## Start

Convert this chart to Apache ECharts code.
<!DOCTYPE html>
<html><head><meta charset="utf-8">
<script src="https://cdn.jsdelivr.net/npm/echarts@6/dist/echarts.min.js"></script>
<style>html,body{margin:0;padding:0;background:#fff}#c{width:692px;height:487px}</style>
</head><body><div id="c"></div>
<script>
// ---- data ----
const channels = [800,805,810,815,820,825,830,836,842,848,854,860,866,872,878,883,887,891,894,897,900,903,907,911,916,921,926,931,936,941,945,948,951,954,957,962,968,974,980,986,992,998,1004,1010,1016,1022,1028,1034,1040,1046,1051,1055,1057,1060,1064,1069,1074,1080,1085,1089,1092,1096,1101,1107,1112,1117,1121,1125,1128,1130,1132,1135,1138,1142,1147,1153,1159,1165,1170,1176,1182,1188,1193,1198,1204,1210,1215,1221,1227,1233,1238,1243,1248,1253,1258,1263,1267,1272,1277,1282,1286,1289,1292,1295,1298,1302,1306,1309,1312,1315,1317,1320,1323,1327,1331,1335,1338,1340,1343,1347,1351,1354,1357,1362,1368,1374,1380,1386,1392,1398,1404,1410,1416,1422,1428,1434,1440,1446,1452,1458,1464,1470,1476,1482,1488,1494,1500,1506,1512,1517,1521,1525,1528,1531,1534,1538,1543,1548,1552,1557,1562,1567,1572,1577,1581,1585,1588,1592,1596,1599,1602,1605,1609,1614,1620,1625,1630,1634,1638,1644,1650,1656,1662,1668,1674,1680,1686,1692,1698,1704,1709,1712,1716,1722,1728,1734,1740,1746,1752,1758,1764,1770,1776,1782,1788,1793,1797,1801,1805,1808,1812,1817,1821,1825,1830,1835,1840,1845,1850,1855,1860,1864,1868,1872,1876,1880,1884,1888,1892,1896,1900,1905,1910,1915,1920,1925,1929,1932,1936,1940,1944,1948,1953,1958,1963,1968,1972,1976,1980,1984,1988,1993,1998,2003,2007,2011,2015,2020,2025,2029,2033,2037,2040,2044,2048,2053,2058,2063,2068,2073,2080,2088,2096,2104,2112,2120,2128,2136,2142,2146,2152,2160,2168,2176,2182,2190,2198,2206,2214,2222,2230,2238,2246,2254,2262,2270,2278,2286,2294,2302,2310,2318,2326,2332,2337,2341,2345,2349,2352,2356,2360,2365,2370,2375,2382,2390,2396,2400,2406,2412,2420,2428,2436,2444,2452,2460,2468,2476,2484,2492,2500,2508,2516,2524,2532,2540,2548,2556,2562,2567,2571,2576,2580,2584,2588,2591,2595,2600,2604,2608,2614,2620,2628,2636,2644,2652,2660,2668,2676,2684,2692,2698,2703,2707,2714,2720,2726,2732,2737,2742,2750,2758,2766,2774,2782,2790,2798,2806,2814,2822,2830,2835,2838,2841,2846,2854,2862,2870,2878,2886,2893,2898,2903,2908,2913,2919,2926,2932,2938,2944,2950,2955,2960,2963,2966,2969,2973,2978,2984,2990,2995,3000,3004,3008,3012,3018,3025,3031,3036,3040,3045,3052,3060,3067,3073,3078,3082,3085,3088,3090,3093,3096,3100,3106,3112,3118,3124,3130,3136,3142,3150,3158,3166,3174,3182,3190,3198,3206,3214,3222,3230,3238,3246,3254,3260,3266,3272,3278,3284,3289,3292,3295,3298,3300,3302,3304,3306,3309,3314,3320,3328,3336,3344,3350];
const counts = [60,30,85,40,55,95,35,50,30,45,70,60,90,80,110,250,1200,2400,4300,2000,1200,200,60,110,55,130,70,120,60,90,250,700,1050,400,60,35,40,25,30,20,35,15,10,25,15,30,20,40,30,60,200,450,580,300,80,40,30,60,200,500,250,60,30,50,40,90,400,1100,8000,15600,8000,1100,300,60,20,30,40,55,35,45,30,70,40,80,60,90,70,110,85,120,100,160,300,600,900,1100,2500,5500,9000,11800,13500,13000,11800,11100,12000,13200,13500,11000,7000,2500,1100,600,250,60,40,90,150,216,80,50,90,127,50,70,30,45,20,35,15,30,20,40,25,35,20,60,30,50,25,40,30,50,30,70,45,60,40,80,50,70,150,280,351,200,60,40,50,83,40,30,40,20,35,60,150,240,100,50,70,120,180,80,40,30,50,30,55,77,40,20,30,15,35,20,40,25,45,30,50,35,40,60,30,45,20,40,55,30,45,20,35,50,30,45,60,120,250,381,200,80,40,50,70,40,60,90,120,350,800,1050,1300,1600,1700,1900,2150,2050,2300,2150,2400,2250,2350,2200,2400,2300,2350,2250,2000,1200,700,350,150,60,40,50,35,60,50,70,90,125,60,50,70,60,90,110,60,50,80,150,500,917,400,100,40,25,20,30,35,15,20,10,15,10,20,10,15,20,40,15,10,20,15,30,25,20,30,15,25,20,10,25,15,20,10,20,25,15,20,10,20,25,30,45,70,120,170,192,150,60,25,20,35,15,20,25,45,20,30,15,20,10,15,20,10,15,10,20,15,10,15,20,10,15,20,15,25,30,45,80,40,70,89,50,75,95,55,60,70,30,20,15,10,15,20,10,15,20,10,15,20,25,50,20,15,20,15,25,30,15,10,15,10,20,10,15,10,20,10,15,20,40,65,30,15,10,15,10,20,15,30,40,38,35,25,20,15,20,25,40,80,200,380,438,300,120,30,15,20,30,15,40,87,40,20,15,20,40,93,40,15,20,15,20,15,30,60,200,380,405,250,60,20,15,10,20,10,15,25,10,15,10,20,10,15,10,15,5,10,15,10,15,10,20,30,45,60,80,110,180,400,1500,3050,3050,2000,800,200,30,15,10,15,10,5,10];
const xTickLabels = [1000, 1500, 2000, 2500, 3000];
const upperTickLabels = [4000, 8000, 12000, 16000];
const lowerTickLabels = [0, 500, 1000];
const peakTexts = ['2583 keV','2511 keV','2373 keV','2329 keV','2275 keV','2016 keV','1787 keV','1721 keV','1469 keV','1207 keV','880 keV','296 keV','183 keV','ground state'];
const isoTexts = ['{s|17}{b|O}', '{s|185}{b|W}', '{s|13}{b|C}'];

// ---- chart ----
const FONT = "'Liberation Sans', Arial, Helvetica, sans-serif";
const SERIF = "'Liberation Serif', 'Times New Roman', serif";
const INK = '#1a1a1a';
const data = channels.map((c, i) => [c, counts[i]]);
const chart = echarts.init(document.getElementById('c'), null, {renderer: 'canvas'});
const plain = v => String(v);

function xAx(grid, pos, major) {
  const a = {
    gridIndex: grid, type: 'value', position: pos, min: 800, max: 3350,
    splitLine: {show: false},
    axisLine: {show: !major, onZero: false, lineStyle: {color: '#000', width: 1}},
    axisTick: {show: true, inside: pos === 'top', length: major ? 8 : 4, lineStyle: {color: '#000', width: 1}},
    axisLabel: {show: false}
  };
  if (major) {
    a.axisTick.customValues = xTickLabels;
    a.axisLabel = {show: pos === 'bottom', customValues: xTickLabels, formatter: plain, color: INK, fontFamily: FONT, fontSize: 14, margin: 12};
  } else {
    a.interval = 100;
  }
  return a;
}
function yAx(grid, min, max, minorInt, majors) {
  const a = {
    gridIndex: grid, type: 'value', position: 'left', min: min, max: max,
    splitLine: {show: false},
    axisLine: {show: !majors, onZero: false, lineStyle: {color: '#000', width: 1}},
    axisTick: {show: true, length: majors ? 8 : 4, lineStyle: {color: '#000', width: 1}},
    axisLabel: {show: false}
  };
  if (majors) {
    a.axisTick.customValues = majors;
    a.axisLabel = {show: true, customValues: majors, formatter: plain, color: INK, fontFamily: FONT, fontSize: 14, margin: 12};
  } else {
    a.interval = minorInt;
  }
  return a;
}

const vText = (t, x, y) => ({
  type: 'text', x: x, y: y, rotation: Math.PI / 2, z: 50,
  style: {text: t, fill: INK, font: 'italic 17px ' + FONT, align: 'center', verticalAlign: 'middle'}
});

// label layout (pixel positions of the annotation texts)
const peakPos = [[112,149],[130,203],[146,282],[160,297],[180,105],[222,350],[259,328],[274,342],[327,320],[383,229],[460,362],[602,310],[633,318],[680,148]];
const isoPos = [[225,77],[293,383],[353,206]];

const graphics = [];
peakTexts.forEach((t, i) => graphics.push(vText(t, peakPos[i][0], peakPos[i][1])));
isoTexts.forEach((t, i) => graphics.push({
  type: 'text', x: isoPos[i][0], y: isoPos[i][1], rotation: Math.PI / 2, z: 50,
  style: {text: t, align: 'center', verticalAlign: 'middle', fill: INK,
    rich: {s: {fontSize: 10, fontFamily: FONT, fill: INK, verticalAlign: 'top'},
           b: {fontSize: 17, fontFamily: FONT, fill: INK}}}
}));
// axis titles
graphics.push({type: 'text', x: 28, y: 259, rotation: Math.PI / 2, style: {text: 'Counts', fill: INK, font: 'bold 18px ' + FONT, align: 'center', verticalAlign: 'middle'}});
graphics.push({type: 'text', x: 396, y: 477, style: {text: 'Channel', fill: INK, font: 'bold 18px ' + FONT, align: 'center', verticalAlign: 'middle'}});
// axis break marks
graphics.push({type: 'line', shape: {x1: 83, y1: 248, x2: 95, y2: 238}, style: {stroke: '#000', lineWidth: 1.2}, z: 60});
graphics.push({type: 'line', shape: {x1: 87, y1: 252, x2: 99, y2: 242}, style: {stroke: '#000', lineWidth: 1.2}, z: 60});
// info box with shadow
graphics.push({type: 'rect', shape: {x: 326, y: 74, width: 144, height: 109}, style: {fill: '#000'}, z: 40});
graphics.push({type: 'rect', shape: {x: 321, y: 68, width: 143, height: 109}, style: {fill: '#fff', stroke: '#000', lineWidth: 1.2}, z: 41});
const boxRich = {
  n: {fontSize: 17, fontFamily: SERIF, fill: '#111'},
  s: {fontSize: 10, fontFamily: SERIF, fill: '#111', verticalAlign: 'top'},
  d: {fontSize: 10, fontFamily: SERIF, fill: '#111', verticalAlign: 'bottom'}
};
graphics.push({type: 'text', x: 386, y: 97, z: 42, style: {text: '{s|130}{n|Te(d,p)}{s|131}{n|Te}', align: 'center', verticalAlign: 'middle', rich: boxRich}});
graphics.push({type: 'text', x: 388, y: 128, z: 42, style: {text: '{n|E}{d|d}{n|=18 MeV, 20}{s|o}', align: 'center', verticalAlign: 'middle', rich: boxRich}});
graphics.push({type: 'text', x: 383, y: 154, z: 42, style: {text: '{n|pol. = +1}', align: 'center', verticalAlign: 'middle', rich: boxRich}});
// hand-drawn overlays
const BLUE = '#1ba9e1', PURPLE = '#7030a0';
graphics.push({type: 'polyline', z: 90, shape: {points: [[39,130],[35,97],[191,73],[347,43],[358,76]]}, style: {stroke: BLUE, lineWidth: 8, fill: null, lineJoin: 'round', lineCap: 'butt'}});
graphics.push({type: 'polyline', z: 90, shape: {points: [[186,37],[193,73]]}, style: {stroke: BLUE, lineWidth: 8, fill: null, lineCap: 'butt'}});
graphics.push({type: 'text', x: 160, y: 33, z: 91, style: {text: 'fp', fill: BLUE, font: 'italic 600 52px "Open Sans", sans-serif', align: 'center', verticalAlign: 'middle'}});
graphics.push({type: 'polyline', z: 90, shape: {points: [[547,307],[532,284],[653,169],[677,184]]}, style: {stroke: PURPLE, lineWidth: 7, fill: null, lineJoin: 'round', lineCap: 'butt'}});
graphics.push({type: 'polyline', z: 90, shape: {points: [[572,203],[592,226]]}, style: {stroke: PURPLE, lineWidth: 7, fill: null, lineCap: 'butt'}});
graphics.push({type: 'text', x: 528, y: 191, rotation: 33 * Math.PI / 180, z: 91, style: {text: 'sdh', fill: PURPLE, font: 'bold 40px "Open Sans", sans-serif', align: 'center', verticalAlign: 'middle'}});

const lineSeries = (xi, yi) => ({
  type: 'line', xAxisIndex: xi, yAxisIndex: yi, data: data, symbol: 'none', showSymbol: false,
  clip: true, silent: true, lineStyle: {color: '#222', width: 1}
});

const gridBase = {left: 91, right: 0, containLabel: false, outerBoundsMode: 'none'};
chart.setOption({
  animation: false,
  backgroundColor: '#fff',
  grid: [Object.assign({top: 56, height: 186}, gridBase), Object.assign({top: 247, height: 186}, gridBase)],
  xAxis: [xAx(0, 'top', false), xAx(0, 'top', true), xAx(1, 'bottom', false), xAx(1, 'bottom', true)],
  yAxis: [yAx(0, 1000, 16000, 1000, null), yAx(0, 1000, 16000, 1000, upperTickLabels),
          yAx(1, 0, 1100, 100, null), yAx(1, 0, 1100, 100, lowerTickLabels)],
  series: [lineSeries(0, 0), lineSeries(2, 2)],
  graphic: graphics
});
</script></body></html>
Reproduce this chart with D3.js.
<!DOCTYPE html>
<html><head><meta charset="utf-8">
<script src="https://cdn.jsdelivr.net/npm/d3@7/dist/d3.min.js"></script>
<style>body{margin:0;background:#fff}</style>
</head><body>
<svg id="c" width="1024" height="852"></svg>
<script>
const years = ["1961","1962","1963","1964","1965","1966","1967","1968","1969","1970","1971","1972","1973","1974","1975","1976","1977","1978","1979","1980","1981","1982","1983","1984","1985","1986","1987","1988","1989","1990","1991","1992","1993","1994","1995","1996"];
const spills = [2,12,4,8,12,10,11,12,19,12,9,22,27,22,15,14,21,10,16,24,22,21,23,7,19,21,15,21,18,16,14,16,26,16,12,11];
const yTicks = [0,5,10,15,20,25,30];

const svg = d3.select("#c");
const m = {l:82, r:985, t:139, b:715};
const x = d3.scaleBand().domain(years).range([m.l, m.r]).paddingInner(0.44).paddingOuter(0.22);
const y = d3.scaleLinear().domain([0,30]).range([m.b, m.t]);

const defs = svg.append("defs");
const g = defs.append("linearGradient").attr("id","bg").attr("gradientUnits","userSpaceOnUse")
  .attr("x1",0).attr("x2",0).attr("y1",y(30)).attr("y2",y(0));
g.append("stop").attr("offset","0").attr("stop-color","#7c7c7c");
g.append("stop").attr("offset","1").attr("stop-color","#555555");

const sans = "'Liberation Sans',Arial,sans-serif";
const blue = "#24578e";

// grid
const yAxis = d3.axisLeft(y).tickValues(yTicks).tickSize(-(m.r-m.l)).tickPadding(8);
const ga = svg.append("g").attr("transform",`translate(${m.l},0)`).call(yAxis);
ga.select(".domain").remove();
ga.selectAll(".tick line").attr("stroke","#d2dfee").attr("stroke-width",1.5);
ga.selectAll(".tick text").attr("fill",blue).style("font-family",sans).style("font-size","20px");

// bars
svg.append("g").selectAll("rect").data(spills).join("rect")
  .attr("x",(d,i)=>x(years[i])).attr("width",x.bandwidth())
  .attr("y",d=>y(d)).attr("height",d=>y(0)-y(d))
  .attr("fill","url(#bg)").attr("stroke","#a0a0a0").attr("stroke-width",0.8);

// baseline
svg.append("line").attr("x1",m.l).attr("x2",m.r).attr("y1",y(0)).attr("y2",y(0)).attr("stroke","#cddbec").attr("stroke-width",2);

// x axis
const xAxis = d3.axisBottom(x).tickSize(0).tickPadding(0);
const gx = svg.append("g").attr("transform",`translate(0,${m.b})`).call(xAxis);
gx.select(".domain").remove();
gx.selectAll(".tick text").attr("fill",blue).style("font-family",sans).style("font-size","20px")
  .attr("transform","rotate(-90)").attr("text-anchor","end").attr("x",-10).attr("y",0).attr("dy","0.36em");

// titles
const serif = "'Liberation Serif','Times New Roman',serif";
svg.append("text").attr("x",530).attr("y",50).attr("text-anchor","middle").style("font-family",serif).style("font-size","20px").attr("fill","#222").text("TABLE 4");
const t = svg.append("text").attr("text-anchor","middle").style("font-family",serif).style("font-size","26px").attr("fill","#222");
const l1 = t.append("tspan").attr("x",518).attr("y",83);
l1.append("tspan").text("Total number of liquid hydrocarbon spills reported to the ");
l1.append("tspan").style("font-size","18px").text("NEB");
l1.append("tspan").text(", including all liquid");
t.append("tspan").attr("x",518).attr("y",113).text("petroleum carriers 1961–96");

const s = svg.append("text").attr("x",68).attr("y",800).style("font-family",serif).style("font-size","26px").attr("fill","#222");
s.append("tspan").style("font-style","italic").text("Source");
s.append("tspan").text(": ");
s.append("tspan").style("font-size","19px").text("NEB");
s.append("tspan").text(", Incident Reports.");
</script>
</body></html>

## End

:: What the task requires ::
Reproduce verbatim the lines above, from the line with "Reproduce this chart with D3.js." through the line with "const yTicks = [0,5,10,15,20,25,30];".

:: Response to the exercise ::
Reproduce this chart with D3.js.
<!DOCTYPE html>
<html><head><meta charset="utf-8">
<script src="https://cdn.jsdelivr.net/npm/d3@7/dist/d3.min.js"></script>
<style>body{margin:0;background:#fff}</style>
</head><body>
<svg id="c" width="1024" height="852"></svg>
<script>
const years = ["1961","1962","1963","1964","1965","1966","1967","1968","1969","1970","1971","1972","1973","1974","1975","1976","1977","1978","1979","1980","1981","1982","1983","1984","1985","1986","1987","1988","1989","1990","1991","1992","1993","1994","1995","1996"];
const spills = [2,12,4,8,12,10,11,12,19,12,9,22,27,22,15,14,21,10,16,24,22,21,23,7,19,21,15,21,18,16,14,16,26,16,12,11];
const yTicks = [0,5,10,15,20,25,30];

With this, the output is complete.